My girls started the day yesterday sniping at each other. That’s become a fairly frequent occurrence lately.
It has been a long, cold, snowy winter. We’re in for another blast of cold weather this weekend. I’m so ready for spring. And so are my kids. We’ve spent way too much time cooped up together this winter. And it’s beginning to show in our behaviors.
My girls are 22 months apart in age. It’s great to have them so close together when they get along, but when they’re not being friendly with each other, it’s miserable.
If you have more than one kid, it’s fair to expect a certain amount of griping and fighting with each other. No one gets along with another person all the time, and our kids are just beginning to learn to solve their own problems. But when that griping and fighting reaches epic proportions, it’s probably time to sit down with your kids and remind them of how families act.
If you’re struggling to put the lid on sibling rivalry, consider doing these five things:
1. Limit the electronics. Our kids live in an age where they spend a lot of time communicating through electronic devices. When they get so tied to electronics, they forget how to communicate in person. We have a rule that you can’t use electronic devices in the car if there’s someone else in the car with you. No texting someone who isn’t there when there’s someone to talk to right next to you. (We ease this one for long car rides but for trips around town, this is a firm rule.) We also don’t allow electronics at the dinner table or when we’re at a restaurant. Those are perfect opportunities for our kids to learn to converse and form relationships with the people in their own families.

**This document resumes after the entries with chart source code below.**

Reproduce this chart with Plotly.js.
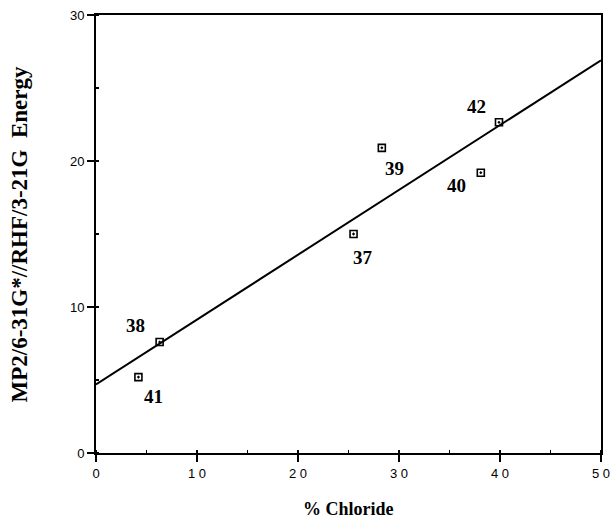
<!DOCTYPE html>
<html>
<head>
<meta charset="utf-8">
<script src="https://cdn.plot.ly/plotly-3.0.1.min.js"></script>
<style>html,body{margin:0;padding:0;background:#fff}#chart{width:610px;height:520px}</style>
</head>
<body>
<div id="chart"></div>
<script>
// Data
const chlorideX = [25.5, 6.3, 28.3, 38.1, 4.2, 39.9];
const energyY   = [15.0, 7.6, 20.9, 19.2, 5.2, 22.65];
const pointLabels = ['37', '38', '39', '40', '41', '42'];
const fitX = [0, 50];
const fitY = [4.7, 26.9];
const xTickVals = [0, 10, 20, 30, 40, 50];
const yTickVals = [0, 10, 20, 30];

// Label offsets in pixels (style/position, not data)
const labelOffsets = [[9, 23], [-24, -17], [13, 21], [-24, 13], [15, 19], [-22, -16]];

const serif = 'Liberation Serif, Times New Roman, serif';
const sans = 'Liberation Sans, Arial, sans-serif';

const traces = [
  {
    x: fitX, y: fitY, type: 'scatter', mode: 'lines',
    line: {color: '#000', width: 2}, hoverinfo: 'skip', showlegend: false
  },
  {
    x: chlorideX, y: energyY, type: 'scatter', mode: 'markers',
    marker: {symbol: 'square-open-dot', size: 7, color: '#000', line: {color: '#000', width: 1.6}},
    text: pointLabels, showlegend: false
  }
];

const annotations = pointLabels.map((t, i) => ({
  x: chlorideX[i], y: energyY[i], xref: 'x', yref: 'y', text: '<b>' + t + '</b>', showarrow: false,
  xshift: labelOffsets[i][0], yshift: -labelOffsets[i][1],
  font: {family: serif, size: 19, color: '#000'}
}));
annotations.push({
  x: 0.5, y: 0, xref: 'paper', yref: 'paper', text: '<b>% Chloride</b>', showarrow: false,
  yshift: -68, font: {family: serif, size: 18, color: '#000'}
});
annotations.push({
  x: 0, y: 0.5, xref: 'paper', yref: 'paper', text: '<b>MP2/6-31G*//RHF/3-21G  Energy</b>', showarrow: false,
  xshift: -92, textangle: -90, font: {family: serif, size: 23, color: '#000'}
});

const layout = {
  width: 610, height: 520,
  margin: {l: 96, r: 9, t: 15, b: 67},
  paper_bgcolor: '#fff', plot_bgcolor: '#fff',
  showlegend: false,
  xaxis: {
    range: [0, 50], tickvals: xTickVals, ticktext: xTickVals.map(v => String(v).split('').join(' ')),
    ticks: 'outside', ticklen: 7, tickwidth: 1.5, tickcolor: '#000',
    ticklabeloverflow: 'allow',
    minor: {ticks: 'inside', dtick: 5, tick0: 0, ticklen: 3, tickwidth: 1.2, tickcolor: '#000'},
    showgrid: false, zeroline: false,
    showline: true, linecolor: '#000', linewidth: 2, mirror: true,
    tickfont: {family: sans, size: 13, color: '#000'}
  },
  yaxis: {
    range: [0, 30], tickvals: yTickVals,
    ticks: 'outside', ticklen: 7, tickwidth: 1.5, tickcolor: '#000',
    minor: {ticks: 'inside', dtick: 5, tick0: 0, ticklen: 3, tickwidth: 1.2, tickcolor: '#000'},
    showgrid: false, zeroline: false,
    showline: true, linecolor: '#000', linewidth: 2, mirror: true,
    tickfont: {family: sans, size: 13, color: '#000'}
  },
  annotations: annotations
};

Plotly.newPlot('chart', traces, layout, {staticPlot: true});
</script>
</body>
</html>
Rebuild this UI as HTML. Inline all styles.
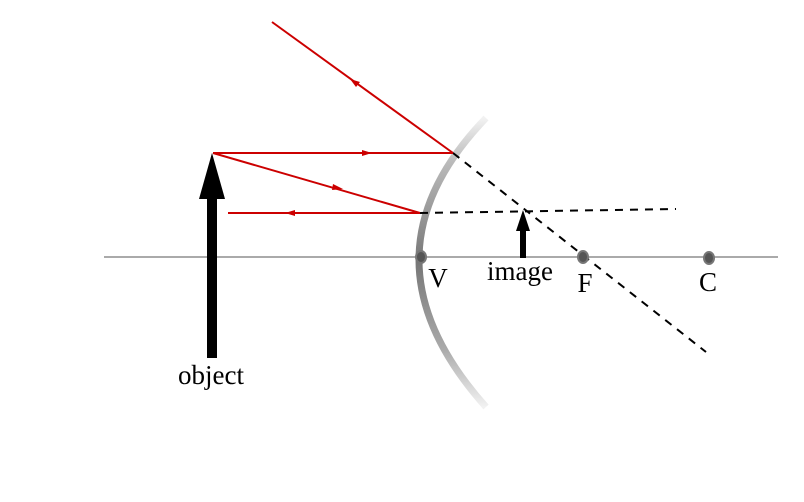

2. Make time for family. Set aside some time to spend time together as a family. Have a movie night. Play games. Go for a walk. Cook a meal together. We try to do one of these things once a week. When you set aside time for family, you’re telling your kids that family is important. You’re letting them know that they should value each other and the relationships within the four walls of your home.
3. Set up intentional ways to encourage each other. Teach your kids to be encouragers. 1 Thessalonians 5:11 says “Therefore encourage one another and build each other up.” Encouraging each other is a great way to build loving relationships in your family. If one child has a game, take the other one with you to cheer the first child on. If one child has a test, remind the other one to wish him good luck. Start a system of encouraging notes. Create mailbox or pail of some kind for each member of your family. Mount it on their doors or hang it on their doorknobs. Encourage each member of your family to leave encouraging notes in the other family member’s mailboxes.
4. Work together. Create tasks that force your kids to work together. This is a great way to help your kids appreciate each others’ abilities and to force them to learn to work through any issues that arise. Have one chore a week that your kids have to do together. When you’re working on a big household project, get your kids working together. When they learn they can accomplish more together, it builds their relationship.
5. Pray for each other. Teach your kids to pray for their siblings. Nothing softens hearts and changes attitudes like prayer. It’s almost impossible to stay angry with someone while sincerely praying for them. Create a prayer list in your house where everyone can add things they want prayed for. Encourage your kids to pray for their siblings’ requests.
Our homes don’t have to be filled with bickering and strife. We can teach our kids how to love and respect their siblings. It just takes some time and patience on our part.